* **EXERCISE INSTRUCTIONS**
Starting at the first line of the listing below, repeat each line exactly until the line containing "116.2, 112.5, 107.3, 99.5, 92.6, 90.5]", which you include. Leave out pictures.

* **COLLECTED MATERIAL**
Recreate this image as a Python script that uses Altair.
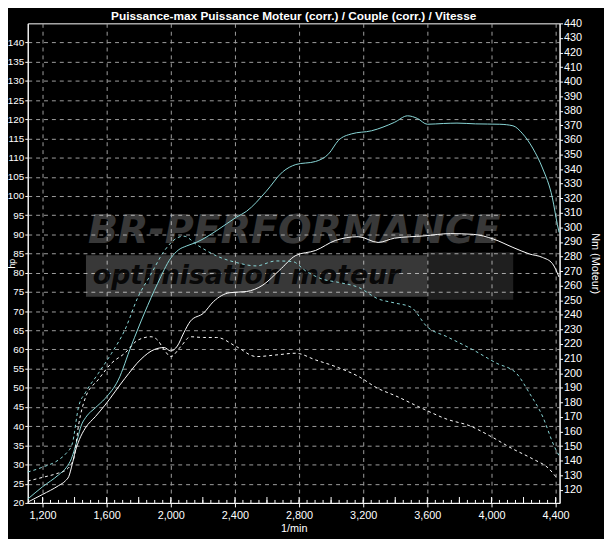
import altair as alt
import pandas as pd

# ---------------- data ----------------
# Power, tuned run (cyan solid), hp
p1_rpm = [1108, 1200, 1300, 1350, 1380, 1400, 1420, 1440, 1470, 1530, 1590, 1672, 1754,
          1836, 1918, 2000, 2050, 2100, 2164, 2287, 2410, 2472, 2595, 2698, 2780, 2903,
          2985, 3046, 3128, 3252, 3395, 3477, 3539, 3600, 3700, 3785, 3900, 4052, 4134,
          4195, 4257, 4318, 4380, 4411, 4422]
p1_hp = [21.0, 24.2, 27.3, 29.3, 31.5, 34.0, 37.0, 40.0, 42.3, 44.8, 47.2, 52.0, 61.0,
         69.5, 77.2, 83.8, 86.0, 87.0, 88.0, 91.0, 94.5, 96.0, 101.2, 106.3, 108.2, 109.0,
         111.0, 114.5, 116.2, 117.0, 119.2, 120.9, 120.2, 118.7, 118.9, 119.0, 118.8, 118.7, 118.3,
         116.2, 112.5, 107.3, 99.5, 92.6, 90.5]

# Power, reference run (white solid), hp
p2_rpm = [1108, 1200, 1300, 1344, 1364, 1385, 1405, 1430, 1467, 1530, 1590, 1713, 1815,
          1898, 1959, 2000, 2041, 2082, 2123, 2205, 2267, 2369, 2472, 2575, 2677, 2780,
          2903, 3026, 3170, 3293, 3395, 3580, 3744, 3887, 4011, 4134, 4236, 4318, 4380, 4421]
p2_hp = [20.2, 22.2, 24.5, 25.8, 26.9, 30.0, 33.5, 36.5, 39.5, 42.5, 45.5, 52.4, 57.5,
         60.0, 60.5, 59.6, 60.9, 64.4, 67.4, 69.5, 72.5, 74.8, 75.1, 76.8, 80.6, 84.5,
         85.8, 88.4, 89.4, 87.9, 89.0, 89.6, 90.2, 90.0, 88.8, 86.6, 84.9, 84.0, 82.4, 78.9]

# Torque, tuned run (cyan dashed), Nm
t1_rpm = [1108, 1200, 1300, 1344, 1385, 1426, 1467, 1549, 1631, 1713, 1795, 1877, 1959,
          2041, 2082, 2164, 2287, 2410, 2533, 2656, 2759, 2841, 2944, 3046, 3170, 3293,
          3395, 3498, 3600, 3723, 3887, 4031, 4154, 4236, 4318, 4390, 4421]
t1_nm = [132.2, 135.5, 140.5, 144.6, 151.4, 177.4, 186.5, 200.0, 213.7, 229.5, 252.1, 268.0, 283.8,
         292.9, 294.0, 288.0, 280.4, 275.9, 273.6, 277.0, 276.6, 270.2, 264.6, 262.3, 258.9, 251.0,
         248.2, 245.3, 231.7, 225.0, 215.9, 206.9, 200.1, 186.5, 170.6, 150.3, 143.5]

# Torque, reference run (white dashed), Nm
t2_rpm = [1108, 1200, 1300, 1344, 1395, 1426, 1467, 1549, 1631, 1713, 1795, 1877, 1918,
          1959, 2000, 2062, 2123, 2205, 2287, 2410, 2533, 2656, 2780, 2903, 3026, 3170,
          3293, 3395, 3580, 3723, 3867, 3990, 4134, 4257, 4359, 4411]
t2_nm = [126.0, 128.5, 131.5, 133.4, 141.4, 165.0, 183.0, 195.7, 206.9, 213.7, 222.7, 225.0, 222.7,
         216.0, 211.4, 218.2, 225.0, 224.5, 224.5, 218.2, 211.4, 212.5, 213.7, 209.1, 204.6, 197.8,
         189.5, 184.8, 175.2, 168.4, 163.8, 157.0, 148.0, 141.2, 134.4, 127.6]

x_ticks = list(range(1200, 4401, 200))
x_minor = list(range(1150, 4401, 50))
hp_ticks = list(range(20, 141, 5))
nm_ticks = list(range(120, 441, 10))

TITLE = "Puissance-max Puissance Moteur (corr.) / Couple (corr.) / Vitesse"
CYAN = "#8ad8d8"
WHITE = "#ffffff"
FONT = "Liberation Sans"
GRID = "#a0a0a0"

power_df = pd.concat([
    pd.DataFrame({"rpm": p1_rpm, "hp": p1_hp, "run": "tuned", "col": CYAN}),
    pd.DataFrame({"rpm": p2_rpm, "hp": p2_hp, "run": "stock", "col": WHITE}),
])
torque_df = pd.concat([
    pd.DataFrame({"rpm": t1_rpm, "nm": t1_nm, "run": "tuned", "col": CYAN}),
    pd.DataFrame({"rpm": t2_rpm, "nm": t2_nm, "run": "stock", "col": WHITE}),
])

W, H = 539, 486
x_scale = alt.Scale(domain=[1108, 4425], nice=False, zero=False)

x_axis = alt.Axis(
    values=x_ticks, format=",d", title="1/min", labelColor="white", titleColor="white",
    labelFont=FONT, titleFont=FONT, labelFontSize=11, titleFontSize=11, titleFontWeight="normal",
    tickColor="white", tickSize=4, labelPadding=3, titlePadding=2,
    domainColor="white", grid=True, gridColor=GRID, gridDash=[4, 4], gridWidth=1,
    labelFlush=False, labelOverlap=False,
)

power = alt.Chart(power_df).mark_line(strokeWidth=1, interpolate="monotone").encode(
    x=alt.X("rpm:Q", scale=x_scale, axis=x_axis),
    y=alt.Y("hp:Q", scale=alt.Scale(domain=[20, 145], nice=False, zero=False),
            axis=alt.Axis(orient="left", values=hp_ticks, title="hp", labelColor="white",
                          titleColor="white", labelFont=FONT, titleFont=FONT, labelFontSize=10,
                          titleFontSize=9, titleFontWeight="normal", tickColor="white",
                          tickSize=3, labelPadding=1, domainColor="white", grid=True,
                          gridColor=GRID, gridDash=[4, 4], gridWidth=1, labelOverlap=False,
                          titleX=-16, titleY=243, titleAngle=-90, titleBaseline="middle",
                          titleAlign="center")),
    color=alt.Color("col:N", scale=None),
    detail="run:N",
)

torque = alt.Chart(torque_df).mark_line(strokeWidth=1, strokeDash=[3, 3], interpolate="monotone").encode(
    x=alt.X("rpm:Q", scale=x_scale),
    y=alt.Y("nm:Q", scale=alt.Scale(domain=[111, 440], nice=False, zero=False),
            axis=alt.Axis(orient="right", values=nm_ticks, title="Nm (Moteur)", labelColor="white",
                          titleColor="white", labelFont=FONT, titleFont=FONT, labelFontSize=11,
                          titleFontSize=11, titleFontWeight="normal", tickColor="white",
                          tickSize=3, labelPadding=1, domainColor="white", grid=False,
                          labelOverlap=False, titleAngle=90, titleX=30, titleY=243)),
    color=alt.Color("col:N", scale=None),
    detail="run:N",
)

minor = alt.Chart(pd.DataFrame({"rpm": x_minor})).mark_rule(color="white", strokeWidth=1).encode(
    x=alt.X("rpm:Q", scale=x_scale),
    y=alt.value(H - 3),
    y2=alt.value(H),
)
major = alt.Chart(pd.DataFrame({"rpm": x_ticks})).mark_rule(color="white", strokeWidth=1).encode(
    x=alt.X("rpm:Q", scale=x_scale),
    y=alt.value(H - 6),
    y2=alt.value(H),
)

one = pd.DataFrame({"a": [0]})
band = alt.Chart(one).mark_rect(color="white", opacity=0.22).encode(
    x=alt.value(59), x2=alt.value(405), y=alt.value(235), y2=alt.value(277))
flag = alt.Chart(one).mark_rect(color="white", opacity=0.12).encode(
    x=alt.value(405), x2=alt.value(492), y=alt.value(232), y2=alt.value(280))
logo1 = alt.Chart(one).mark_text(
    text="BR-PERFORMANCE", font="DejaVu Sans", fontSize=40, fontWeight="bold", fontStyle="italic",
    color="white", opacity=0.22, align="left", baseline="alphabetic").encode(
    x=alt.value(61), y=alt.value(223))
logo2 = alt.Chart(one).mark_text(
    text="optimisation moteur", font="DejaVu Sans", fontSize=27, fontWeight="bold",
    fontStyle="italic", color="black", opacity=0.85, align="left", baseline="alphabetic").encode(
    x=alt.value(66), y=alt.value(264))

title = alt.Chart(one).mark_text(
    text=TITLE, font=FONT, fontSize=12, fontWeight="bold", color="white",
    align="center", baseline="alphabetic").encode(
    x=alt.value(W / 2), y=alt.value(-3))

chart = alt.layer(
    band, flag, logo1, logo2, minor, major, power, torque, title
).resolve_scale(y="independent").properties(
    width=W, height=H,
    autosize=alt.AutoSizeParams(type="none"),
    padding={"left": 20, "top": 12, "right": 45, "bottom": 33},
    background="black",
).configure_view(stroke="white", strokeWidth=1, fill="black")

chart.save("out.html", embed_options={"renderer": "svg", "actions": False})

* **REPLY**
Recreate this image as a Python script that uses Altair.
import altair as alt
import pandas as pd

# ---------------- data ----------------
# Power, tuned run (cyan solid), hp
p1_rpm = [1108, 1200, 1300, 1350, 1380, 1400, 1420, 1440, 1470, 1530, 1590, 1672, 1754,
          1836, 1918, 2000, 2050, 2100, 2164, 2287, 2410, 2472, 2595, 2698, 2780, 2903,
          2985, 3046, 3128, 3252, 3395, 3477, 3539, 3600, 3700, 3785, 3900, 4052, 4134,
          4195, 4257, 4318, 4380, 4411, 4422]
p1_hp = [21.0, 24.2, 27.3, 29.3, 31.5, 34.0, 37.0, 40.0, 42.3, 44.8, 47.2, 52.0, 61.0,
         69.5, 77.2, 83.8, 86.0, 87.0, 88.0, 91.0, 94.5, 96.0, 101.2, 106.3, 108.2, 109.0,
         111.0, 114.5, 116.2, 117.0, 119.2, 120.9, 120.2, 118.7, 118.9, 119.0, 118.8, 118.7, 118.3,
         116.2, 112.5, 107.3, 99.5, 92.6, 90.5]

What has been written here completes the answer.